Despite its numerous advantages, APF has certain inherent limitations
[19]. One recognizable limitation is that the agent can easily become trapped in local minima, where the attraction and repulsion forces cancel each other out. Algorithms designed to address this problem can generally be classified into three categories. The first category is local minimum removal. For example, Kim et al.
[20] employed harmonic functions to construct potential fields, allowing for the selection of singularity locations and the elimination of local minima in free space. The second category is local minimum escape. For instance, Park et al.
[21] combined APF with simulated annealing, which introduces randomness to the agent’s actions, enabling it to escape from local minima. Wang et al.
[22] proposed the Left Turning scheme, which effectively handles U-shaped obstacles and helps the agent escape local minima. Lai et al.
[23] proposed a dynamic step-size adjustment method to help the multi-UAV escape the local minima. The third category is local minimum avoidance. For instance, Doria et al.
[24] utilized the deterministic annealing approach to expand the repulsive area and shrink the attractive area. This allows the agent to avoid local minima at the beginning, when the potential function is convex due to a high initial temperature. Additionally, Ge et al.
[25] addressed a specific case of the local minimum problem known as goals non-reachable with obstacles nearby (GNRON). They considered the relative distance between the agent and the target when designing the repulsive potential function. As the agent approaches the target, this function approaches zero, thereby reducing the repulsive force in the target’s vicinity and overcoming the local minimum problem. Overall, these different approaches highlight the efforts made to overcome the limitations of APF and improve its performance in various scenarios.
APF faces another dilemma, which is the occurrence of oscillations in narrow passages with densely distributed obstacles nearby. Previous research on oscillation reduction is relatively limited and mainly draws inspiration from optimization theory techniques. For instance, Ren et al.
[26] proposed the use of Levenberg’s modification of Newton’s method as a solution to oscillation problems. This approach incorporates second-order information by utilizing the Hessian matrix. Additionally, they adjusted the control law to maintain a constant speed, ensuring smooth movement of the agents. Biswas et al.
[27] further compared first-order gradient descent methods with two second-order approaches and concluded that Levenberg–Marquardt is more effective in generating smoother trajectories and improving convergence speeds.
The second branch of oscillation reduction algorithms introduces the concept of virtual obstacles or targets. Similar to LME used in tackling local minima, methods belonging to this branch often employ escaping techniques once oscillations are detected. For instance, Zhao et al.
[28] enhanced the manipulator’s predictive ability by incorporating dynamic virtual target points and utilized an extreme point jump-out function to escape oscillations. Zhang et al.
[29] employed tangent APF to avoid local oscillations and introduced the back virtual obstacle setting strategy-APF algorithm, which enables the agent to return to previous steps and withdraw from concave obstacles. In a rule-based fashion, Zheng et al.
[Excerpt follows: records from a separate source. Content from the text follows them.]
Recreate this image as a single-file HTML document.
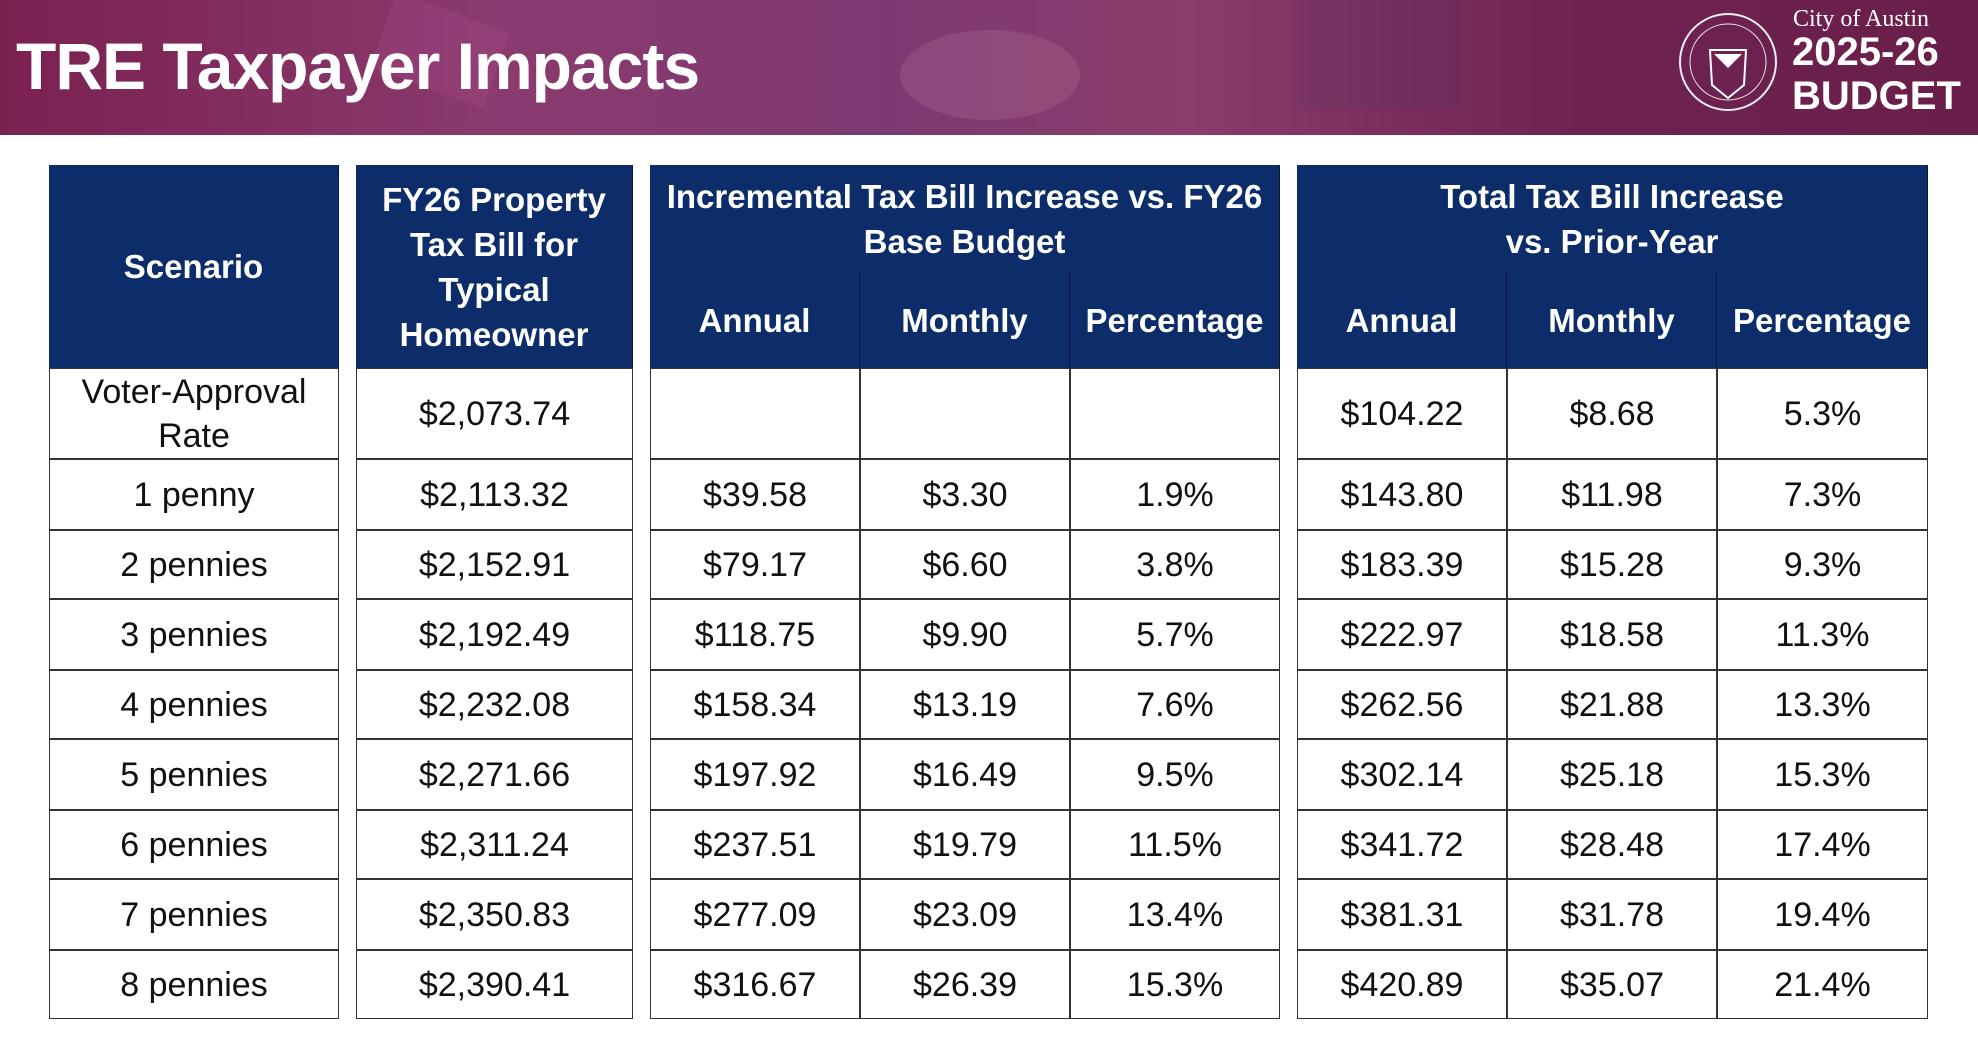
<!DOCTYPE html>
<html><head><meta charset="utf-8">
<style>
body{margin:0;width:1978px;height:1042px;background:#fff;position:relative;overflow:hidden;font-family:"Liberation Sans Narrow","Liberation Sans",sans-serif}
#banner{position:absolute;left:0;top:0;width:1978px;height:135px;background:linear-gradient(90deg,#7a2150 0%,#8a3a6e 25%,#7d3a72 45%,#8a3c6a 60%,#6e2252 80%,#6a1f4a 100%)}
#banner .tile{position:absolute;opacity:.15}
#title{position:absolute;left:16px;top:28px;color:#fff;font-family:"Liberation Sans",sans-serif;font-weight:bold;font-size:66px;letter-spacing:-1px}
.cell{position:absolute;display:flex;align-items:center;justify-content:center;text-align:center;box-sizing:border-box}
.h{background:#0c2d69;color:#fff;font-weight:bold;font-size:33px;line-height:45px}
.d{color:#111;font-size:34px;line-height:44px;border:1.5px solid #333}
</style></head><body>
<div id="banner">
<div class="tile" style="left:380px;top:10px;width:120px;height:80px;background:#c6a;transform:rotate(20deg)"></div>
<div class="tile" style="left:900px;top:30px;width:180px;height:90px;background:#dab;border-radius:50%"></div>
<div class="tile" style="left:1300px;top:0;width:160px;height:110px;background:#436;"></div>
<div id="title">TRE Taxpayer Impacts</div>
<svg style="position:absolute;left:1678px;top:10px" width="100" height="105"><circle cx="50" cy="52" r="48" fill="none" stroke="#eee" stroke-width="2"/><circle cx="50" cy="52" r="38" fill="none" stroke="#eee" stroke-width="1"/><path d="M32 40 L68 40 L66 75 L50 88 L34 75 Z" fill="none" stroke="#fff" stroke-width="2"/><path d="M36 44 L64 44 L50 58 Z" fill="#fff"/></svg>
<div style="position:absolute;left:1793px;top:6px;color:#fff;font-family:'Liberation Serif',serif;font-size:24px">City of Austin</div>
<div style="position:absolute;left:1792px;top:30px;color:#fff;font-family:'Liberation Sans',sans-serif;font-weight:bold;font-size:40px;line-height:44px">2025-26<br>BUDGET</div>
</div>
<div id="tbl"></div>
<script>
const scenarios=["Voter-Approval Rate","1 penny","2 pennies","3 pennies","4 pennies","5 pennies","6 pennies","7 pennies","8 pennies"];
const fy26Bill=["$2,073.74","$2,113.32","$2,152.91","$2,192.49","$2,232.08","$2,271.66","$2,311.24","$2,350.83","$2,390.41"];
const incAnnual=["","$39.58","$79.17","$118.75","$158.34","$197.92","$237.51","$277.09","$316.67"];
const incMonthly=["","$3.30","$6.60","$9.90","$13.19","$16.49","$19.79","$23.09","$26.39"];
const incPct=["","1.9%","3.8%","5.7%","7.6%","9.5%","11.5%","13.4%","15.3%"];
const totAnnual=["$104.22","$143.80","$183.39","$222.97","$262.56","$302.14","$341.72","$381.31","$420.89"];
const totMonthly=["$8.68","$11.98","$15.28","$18.58","$21.88","$25.18","$28.48","$31.78","$35.07"];
const totPct=["5.3%","7.3%","9.3%","11.3%","13.3%","15.3%","17.4%","19.4%","21.4%"];
const cols=[[49,339],[356,633],[650,860],[860,1070],[1070,1280],[1297,1507],[1507,1717],[1717,1928]];
const rowY=[368,459,530,599,670,739,810,879,950,1019];
const tbl=document.getElementById('tbl');
function cell(x1,y1,x2,y2,cls,txt,name){
 const c=document.createElement('div');
 c.className='cell '+cls;
 c.style.left=x1+'px';c.style.top=y1+'px';c.style.width=(x2-x1)+'px';c.style.height=(y2-y1)+'px';
 c.innerHTML=txt;
 
 
 if(cls==='h'){c.style.borderRight='1px solid #061a40';}
 tbl.appendChild(c);
}
cell(49,165,339,368,'h','Scenario','header-scenario');
cell(356,165,633,368,'h','FY26 Property<br>Tax Bill for<br>Typical<br>Homeowner','header-fy26-bill');
cell(650,165,1280,272,'h','Incremental Tax Bill Increase vs. FY26<br>Base Budget','header-incremental');
cell(1297,165,1928,272,'h','Total Tax Bill Increase<br>vs. Prior-Year','header-total');
const sub=['Annual','Monthly','Percentage'];
for(let i=0;i<3;i++){cell(cols[2+i][0],272,cols[2+i][1],368,'h',sub[i],'header-inc-'+sub[i].toLowerCase());}
for(let i=0;i<3;i++){cell(cols[5+i][0],272,cols[5+i][1],368,'h',sub[i],'header-tot-'+sub[i].toLowerCase());}
const series=[scenarios,fy26Bill,incAnnual,incMonthly,incPct,totAnnual,totMonthly,totPct];
const names=['scenario','fy26-bill','inc-annual','inc-monthly','inc-pct','tot-annual','tot-monthly','tot-pct'];
for(let r=0;r<scenarios.length;r++){
 for(let c=0;c<cols.length;c++){
  let t=series[c][r];
  if(r===0&&c===0)t='Voter-Approval<br>Rate';
  cell(cols[c][0],rowY[r],cols[c][1],rowY[r+1],'d',t,'cell-'+names[c]+'-row'+r);
 }
}
</script>
</body></html>
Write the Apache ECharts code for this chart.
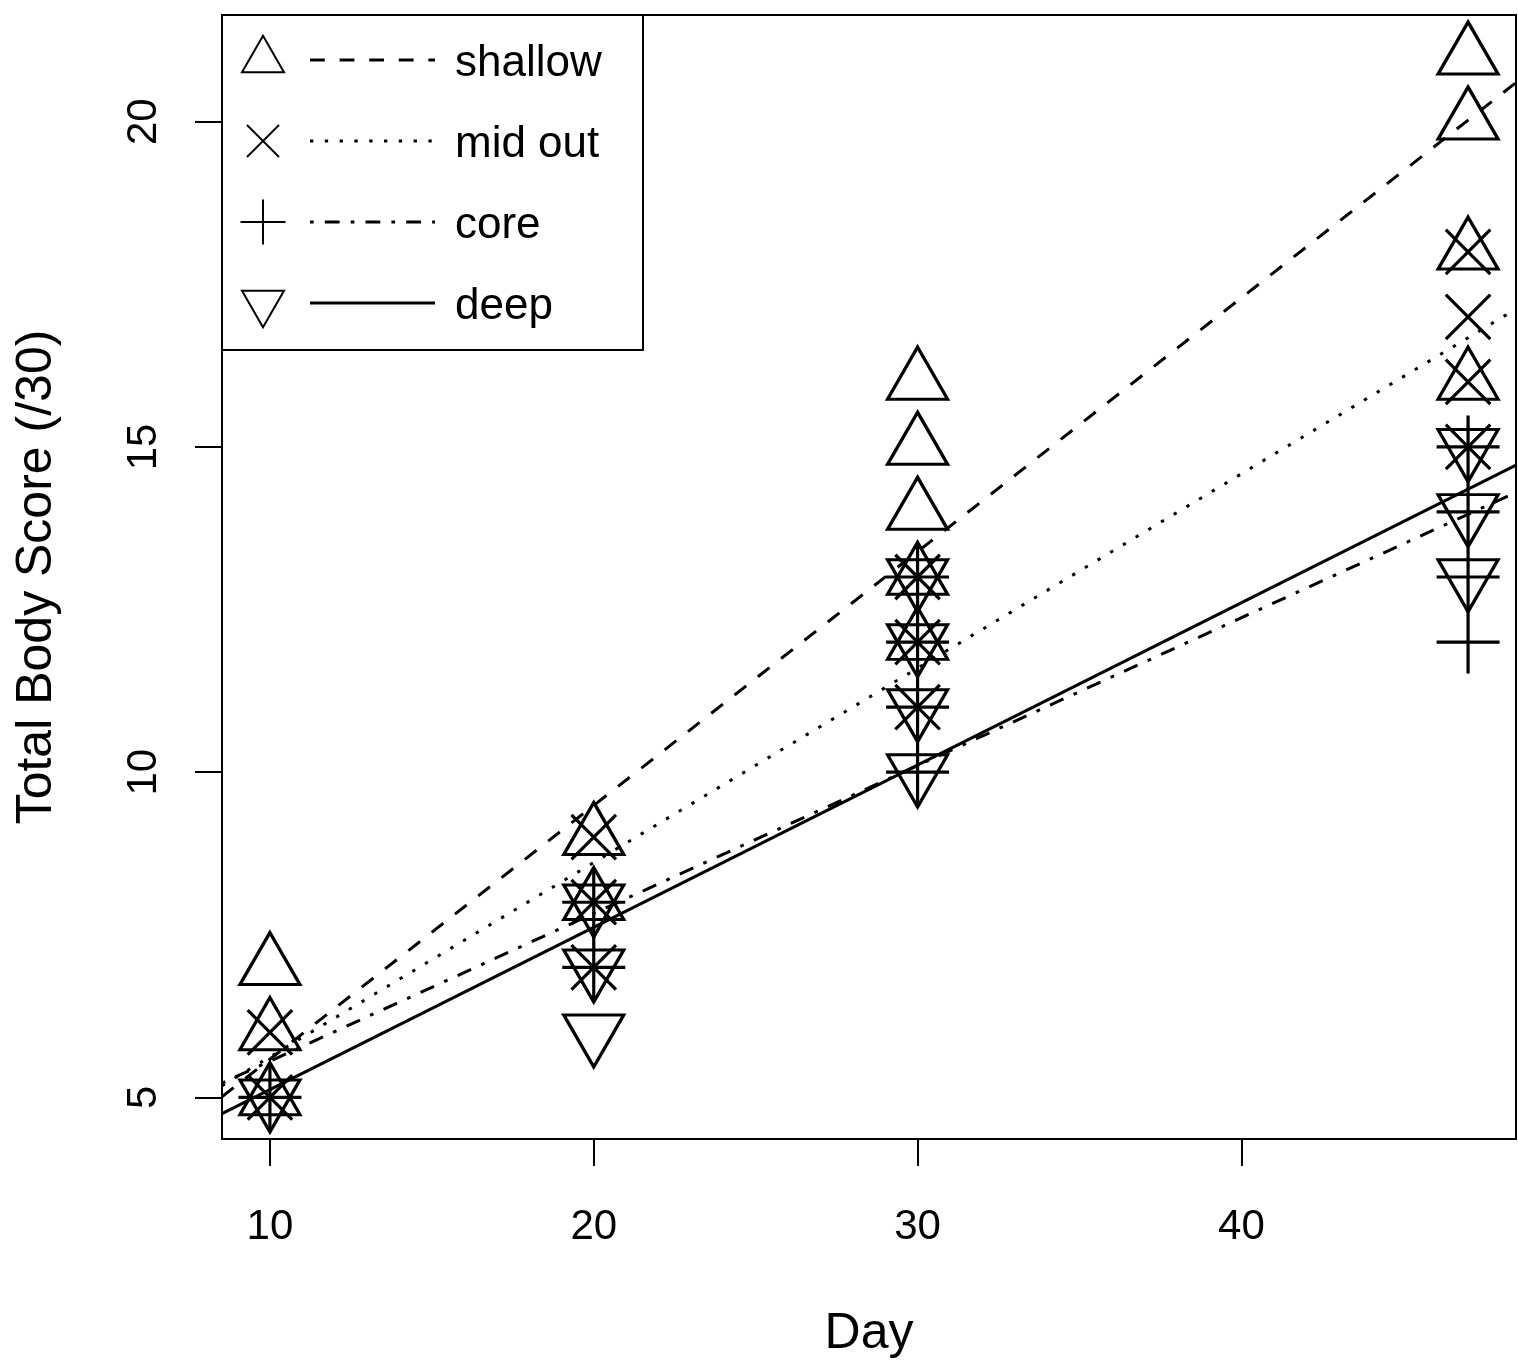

[30] specified the condition for adding obstacles, compelling the resultant force to deflect when its angle to the obstacle center is too small. The dynamic step-size adjustment method proposed by Lai et al.
[23] is also able to escape the jitter area where a local minimum is encountered, but it does not address oscillations in other cases, such as narrow passageways.
Oscillations can also be mitigated by modifying the repulsive forces in a certain manner. Tran et al.
[31] estimated the projection of the repulsive force vector onto the attractive force vector and subtracted this component to prevent the agent from moving in the opposite direction of the attractive force. Martis et al.
[32] introduced vortex potential fields to achieve seamless cooperative collision avoidance between mobile agents, and these were validated using Lyapunov stability analysis. For larger obstacles with irregular shapes, Szczepanski
[33] combined the benefits of repulsive APF and vortex APF by defining multiple layers around the surface area of the obstacles. This approach surpassed traditional APF and pure vortex APF in terms of path smoothness.
There are also works specifically designed for QUAV path planning and obstacle avoidance. For example, Meradi et al.
[34] proposed a nonlinear model predictive control method based on quaternions for QUAVs’ obstacle avoidance. Valencia et al.
[35] constructed a QUAV obstacle detection and avoidance system using a monocular camera. Gageik et al.
[36] discussed the use of complementary low-cost sensors in QUAV collision avoidance. However, the problem of oscillation reduction in QUAV obstacle-free path planning based on APF is largely under-explored.
With the advancement in DRL technology, motion controllers based on DRL have gained widespread usage in QUAV path planning and obstacle avoidance by virtue of their strong fitting capability. In this context, the APF can be seen as an upper layer that indirectly or directly influences the agent’s current pursuit position, while the low-level motion control task is handled by the DRL agent. For instance, the RL environment may employ convolutional neural networks to receive information about the surrounding potential energy and generate estimated rewards for various actions
[37]. Xing et al.
[38] combined the enhanced APF method with deep deterministic policy gradient to navigate autonomous underwater vehicles.